**Instruction**
Make an exact copy of all the material below, apart from the pictures.

**Information shown**
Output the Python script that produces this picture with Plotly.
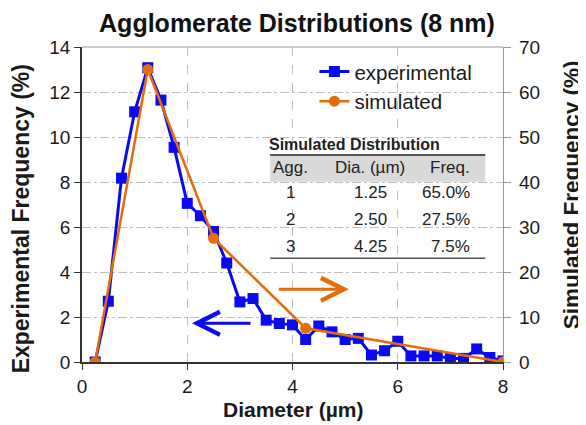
import plotly.graph_objects as go

# Experimental data
exp_x = [0.25, 0.5, 0.75, 1.0, 1.25, 1.5, 1.75, 2.0, 2.25, 2.5, 2.75, 3.0, 3.25, 3.5, 3.75,
         4.0, 4.25, 4.5, 4.75, 5.0, 5.25, 5.5, 5.75, 6.0, 6.25, 6.5, 6.75, 7.0, 7.25, 7.5, 7.75, 8.0]
exp_y = [0.0, 2.7, 8.17, 11.12, 13.08, 11.64, 9.54, 7.05, 6.5, 5.8, 4.4, 2.67, 2.82, 1.86, 1.71,
         1.65, 1.0, 1.6, 1.34, 1.0, 1.05, 0.31, 0.5, 0.92, 0.27, 0.27, 0.27, 0.16, 0.16, 0.58, 0.2, 0.05]

# Simulated data (right axis)
sim_x = [0.25, 1.25, 2.5, 4.25, 8.0]
sim_y = [0.0, 65.0, 27.5, 7.5, 0.0]

# Table contents
table_title = "Simulated Distribution"
table_header = ["Agg.", "Dia. (µm)", "Freq."]
table_agg = ["1", "2", "3"]
table_dia = ["1.25", "2.50", "4.25"]
table_freq = ["65.0%", "27.5%", "7.5%"]

x_ticks = [0, 2, 4, 6, 8]
y_ticks = [0, 2, 4, 6, 8, 10, 12, 14]
y2_ticks = [0, 10, 20, 30, 40, 50, 60, 70]

BLUE = "#0A0AF0"
ORANGE = "#E46C0A"
FONT = "Liberation Sans, Arial, sans-serif"
GRID = "#BFBFBF"
TXT = "#1a1a1a"

fig = go.Figure()
fig.add_trace(go.Scatter(x=exp_x, y=exp_y, name="experimental", mode="lines+markers",
                         line=dict(color=BLUE, width=3),
                         marker=dict(symbol="square", size=11, color=BLUE)))
fig.add_trace(go.Scatter(x=sim_x, y=sim_y, name="simulated", mode="lines+markers", yaxis="y2",
                         line=dict(color=ORANGE, width=2.5),
                         marker=dict(symbol="circle", size=11, color=ORANGE)))

# page body has an 8px default margin: the figure is sized so it ends at the window edge
W, H = 578, 417
fig.update_layout(
    width=W, height=H,
    margin=dict(l=74, r=83, t=39, b=63, autoexpand=False),
    paper_bgcolor="white", plot_bgcolor="white",
    font=dict(family=FONT, size=19, color=TXT),
    title=dict(text="<b>Agglomerate Distributions (8 nm)</b>", x=0.5, xanchor="center",
               xref="container", y=1 - 15 / H, yref="container", yanchor="middle",
               font=dict(size=25, color="#111")),
    showlegend=True,
    legend=dict(x=0.552, y=0.985, xanchor="left", yanchor="top", bgcolor="rgba(0,0,0,0)",
                font=dict(size=20.5), itemwidth=30, tracegroupgap=0),
    xaxis=dict(range=[0, 8], tickvals=x_ticks, showline=True, linecolor="#333", linewidth=1.5,
               ticks="outside", ticklen=6, tickcolor="#333", showgrid=True, gridcolor=GRID,
               griddash="dash", gridwidth=1, zeroline=False, automargin=False),
    yaxis=dict(range=[0, 14], tickvals=y_ticks, showline=True, linecolor="#333", linewidth=1.5,
               ticks="outside", ticklen=6, tickcolor="#333", showgrid=True, gridcolor=GRID,
               griddash="dashdot", gridwidth=1, zeroline=False, automargin=False),
    yaxis2=dict(range=[0, 70], tickvals=y2_ticks, overlaying="y", side="right", showline=True,
                linecolor="#999", linewidth=1.2, ticks="outside", ticklen=7, tickcolor="#999",
                showgrid=False, zeroline=False, automargin=False, ticklabelstandoff=4),
)

# axis titles
fig.add_annotation(x=0.5, y=-0.152, xref="paper", yref="paper", text="<b>Diameter (µm)</b>",
                   showarrow=False, xanchor="center", yanchor="middle",
                   font=dict(size=21, color=TXT))
fig.add_annotation(x=-0.144, y=0.454, xref="paper", yref="paper",
                   text="<b>Experimental Frequency (%)</b>", textangle=-90,
                   showarrow=False, xanchor="center", yanchor="middle",
                   font=dict(size=23, color=TXT))
fig.add_annotation(x=1.162, y=0.530, xref="paper", yref="paper",
                   text="<b>Simulated Frequency (%)</b>", textangle=-90,
                   showarrow=False, xanchor="center", yanchor="middle",
                   font=dict(size=22.5, color=TXT))

# top border
fig.add_shape(type="line", xref="paper", yref="paper", x0=0, x1=1, y0=1, y1=1,
              line=dict(color="#999", width=1.2))

# arrows
fig.add_annotation(x=5.07, y=3.23, ax=3.71, ay=3.23, xref="x", yref="y", axref="x", ayref="y",
                   text="", showarrow=True, arrowhead=5, arrowsize=1.5, arrowwidth=3,
                   arrowcolor=ORANGE)
fig.add_annotation(x=2.09, y=1.72, ax=3.23, ay=1.72, xref="x", yref="y", axref="x", ayref="y",
                   text="", showarrow=True, arrowhead=5, arrowsize=1.5, arrowwidth=3,
                   arrowcolor=BLUE)

# table
tx0, tx1 = 0.447, 0.958
fig.add_shape(type="rect", xref="paper", yref="paper", x0=tx0, x1=tx1, y0=0.572, y1=0.657,
              fillcolor="#D9D9D9", line=dict(width=0), layer="above")
fig.add_shape(type="line", xref="paper", yref="paper", x0=tx0, x1=tx1, y0=0.657, y1=0.657,
              line=dict(color="#555", width=2))
fig.add_shape(type="line", xref="paper", yref="paper", x0=tx0, x1=tx1, y0=0.329, y1=0.329,
              line=dict(color="#555", width=1.5))
fig.add_annotation(x=0.439, y=0.692, xref="paper", yref="paper", text="<b>" + table_title + "</b>",
                   showarrow=False, xanchor="left", yanchor="middle",
                   font=dict(size=16, color="#222"))
col_x = [0.495, 0.685, 0.927]
col_anchor = ["center", "center", "right"]
for i, h in enumerate(table_header):
    fig.add_annotation(x=col_x[i], y=0.616, xref="paper", yref="paper", text=h, showarrow=False,
                       xanchor=col_anchor[i], yanchor="middle", font=dict(size=17, color="#222"))
row_y = [0.537, 0.451, 0.368]
for r in range(3):
    vals = [table_agg[r], table_dia[r], table_freq[r]]
    for i, v in enumerate(vals):
        fig.add_annotation(x=col_x[i], y=row_y[r], xref="paper", yref="paper", text=v,
                           showarrow=False, xanchor=col_anchor[i], yanchor="middle",
                           font=dict(size=17, color="#222"))

fig.write_html("out.html")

**Response for this exercise**
Output the Python script that produces this picture with Plotly.
import plotly.graph_objects as go

# Experimental data
exp_x = [0.25, 0.5, 0.75, 1.0, 1.25, 1.5, 1.75, 2.0, 2.25, 2.5, 2.75, 3.0, 3.25, 3.5, 3.75,
         4.0, 4.25, 4.5, 4.75, 5.0, 5.25, 5.5, 5.75, 6.0, 6.25, 6.5, 6.75, 7.0, 7.25, 7.5, 7.75, 8.0]
exp_y = [0.0, 2.7, 8.17, 11.12, 13.08, 11.64, 9.54, 7.05, 6.5, 5.8, 4.4, 2.67, 2.82, 1.86, 1.71,
         1.65, 1.0, 1.6, 1.34, 1.0, 1.05, 0.31, 0.5, 0.92, 0.27, 0.27, 0.27, 0.16, 0.16, 0.58, 0.2, 0.05]

# Simulated data (right axis)
sim_x = [0.25, 1.25, 2.5, 4.25, 8.0]
sim_y = [0.0, 65.0, 27.5, 7.5, 0.0]

# Table contents
table_title = "Simulated Distribution"
table_header = ["Agg.", "Dia. (µm)", "Freq."]
table_agg = ["1", "2", "3"]
table_dia = ["1.25", "2.50", "4.25"]
table_freq = ["65.0%", "27.5%", "7.5%"]

x_ticks = [0, 2, 4, 6, 8]
y_ticks = [0, 2, 4, 6, 8, 10, 12, 14]
y2_ticks = [0, 10, 20, 30, 40, 50, 60, 70]

BLUE = "#0A0AF0"
ORANGE = "#E46C0A"
FONT = "Liberation Sans, Arial, sans-serif"
GRID = "#BFBFBF"
TXT = "#1a1a1a"

fig = go.Figure()
fig.add_trace(go.Scatter(x=exp_x, y=exp_y, name="experimental", mode="lines+markers",
                         line=dict(color=BLUE, width=3),
                         marker=dict(symbol="square", size=11, color=BLUE)))
fig.add_trace(go.Scatter(x=sim_x, y=sim_y, name="simulated", mode="lines+markers", yaxis="y2",
                         line=dict(color=ORANGE, width=2.5),
                         marker=dict(symbol="circle", size=11, color=ORANGE)))

# page body has an 8px default margin: the figure is sized so it ends at the window edge
W, H = 578, 417
fig.update_layout(
    width=W, height=H,
    margin=dict(l=74, r=83, t=39, b=63, autoexpand=False),
    paper_bgcolor="white", plot_bgcolor="white",
    font=dict(family=FONT, size=19, color=TXT),
    title=dict(text="<b>Agglomerate Distributions (8 nm)</b>", x=0.5, xanchor="center",
               xref="container", y=1 - 15 / H, yref="container", yanchor="middle",
               font=dict(size=25, color="#111")),
    showlegend=True,
    legend=dict(x=0.552, y=0.985, xanchor="left", yanchor="top", bgcolor="rgba(0,0,0,0)",
                font=dict(size=20.5), itemwidth=30, tracegroupgap=0),
    xaxis=dict(range=[0, 8], tickvals=x_ticks, showline=True, linecolor="#333", linewidth=1.5,
               ticks="outside", ticklen=6, tickcolor="#333", showgrid=True, gridcolor=GRID,
               griddash="dash", gridwidth=1, zeroline=False, automargin=False),
    yaxis=dict(range=[0, 14], tickvals=y_ticks, showline=True, linecolor="#333", linewidth=1.5,
               ticks="outside", ticklen=6, tickcolor="#333", showgrid=True, gridcolor=GRID,
               griddash="dashdot", gridwidth=1, zeroline=False, automargin=False),
    yaxis2=dict(range=[0, 70], tickvals=y2_ticks, overlaying="y", side="right", showline=True,
                linecolor="#999", linewidth=1.2, ticks="outside", ticklen=7, tickcolor="#999",
                showgrid=False, zeroline=False, automargin=False, ticklabelstandoff=4),
)

# axis titles
fig.add_annotation(x=0.5, y=-0.152, xref="paper", yref="paper", text="<b>Diameter (µm)</b>",
                   showarrow=False, xanchor="center", yanchor="middle",
                   font=dict(size=21, color=TXT))
fig.add_annotation(x=-0.144, y=0.454, xref="paper", yref="paper",
                   text="<b>Experimental Frequency (%)</b>", textangle=-90,
                   showarrow=False, xanchor="center", yanchor="middle",
                   font=dict(size=23, color=TXT))
fig.add_annotation(x=1.162, y=0.530, xref="paper", yref="paper",
                   text="<b>Simulated Frequency (%)</b>", textangle=-90,
                   showarrow=False, xanchor="center", yanchor="middle",
                   font=dict(size=22.5, color=TXT))

# top border
fig.add_shape(type="line", xref="paper", yref="paper", x0=0, x1=1, y0=1, y1=1,
              line=dict(color="#999", width=1.2))

# arrows
fig.add_annotation(x=5.07, y=3.23, ax=3.71, ay=3.23, xref="x", yref="y", axref="x", ayref="y",
                   text="", showarrow=True, arrowhead=5, arrowsize=1.5, arrowwidth=3,
                   arrowcolor=ORANGE)
fig.add_annotation(x=2.09, y=1.72, ax=3.23, ay=1.72, xref="x", yref="y", axref="x", ayref="y",
                   text="", showarrow=True, arrowhead=5, arrowsize=1.5, arrowwidth=3,
                   arrowcolor=BLUE)

# table
tx0, tx1 = 0.447, 0.958
fig.add_shape(type="rect", xref="paper", yref="paper", x0=tx0, x1=tx1, y0=0.572, y1=0.657,
              fillcolor="#D9D9D9", line=dict(width=0), layer="above")
fig.add_shape(type="line", xref="paper", yref="paper", x0=tx0, x1=tx1, y0=0.657, y1=0.657,
              line=dict(color="#555", width=2))
fig.add_shape(type="line", xref="paper", yref="paper", x0=tx0, x1=tx1, y0=0.329, y1=0.329,
              line=dict(color="#555", width=1.5))
fig.add_annotation(x=0.439, y=0.692, xref="paper", yref="paper", text="<b>" + table_title + "</b>",
                   showarrow=False, xanchor="left", yanchor="middle",
                   font=dict(size=16, color="#222"))
col_x = [0.495, 0.685, 0.927]
col_anchor = ["center", "center", "right"]
for i, h in enumerate(table_header):
    fig.add_annotation(x=col_x[i], y=0.616, xref="paper", yref="paper", text=h, showarrow=False,
                       xanchor=col_anchor[i], yanchor="middle", font=dict(size=17, color="#222"))
row_y = [0.537, 0.451, 0.368]
for r in range(3):
    vals = [table_agg[r], table_dia[r], table_freq[r]]
    for i, v in enumerate(vals):
        fig.add_annotation(x=col_x[i], y=row_y[r], xref="paper", yref="paper", text=v,
                           showarrow=False, xanchor=col_anchor[i], yanchor="middle",
                           font=dict(size=17, color="#222"))

fig.write_html("out.html")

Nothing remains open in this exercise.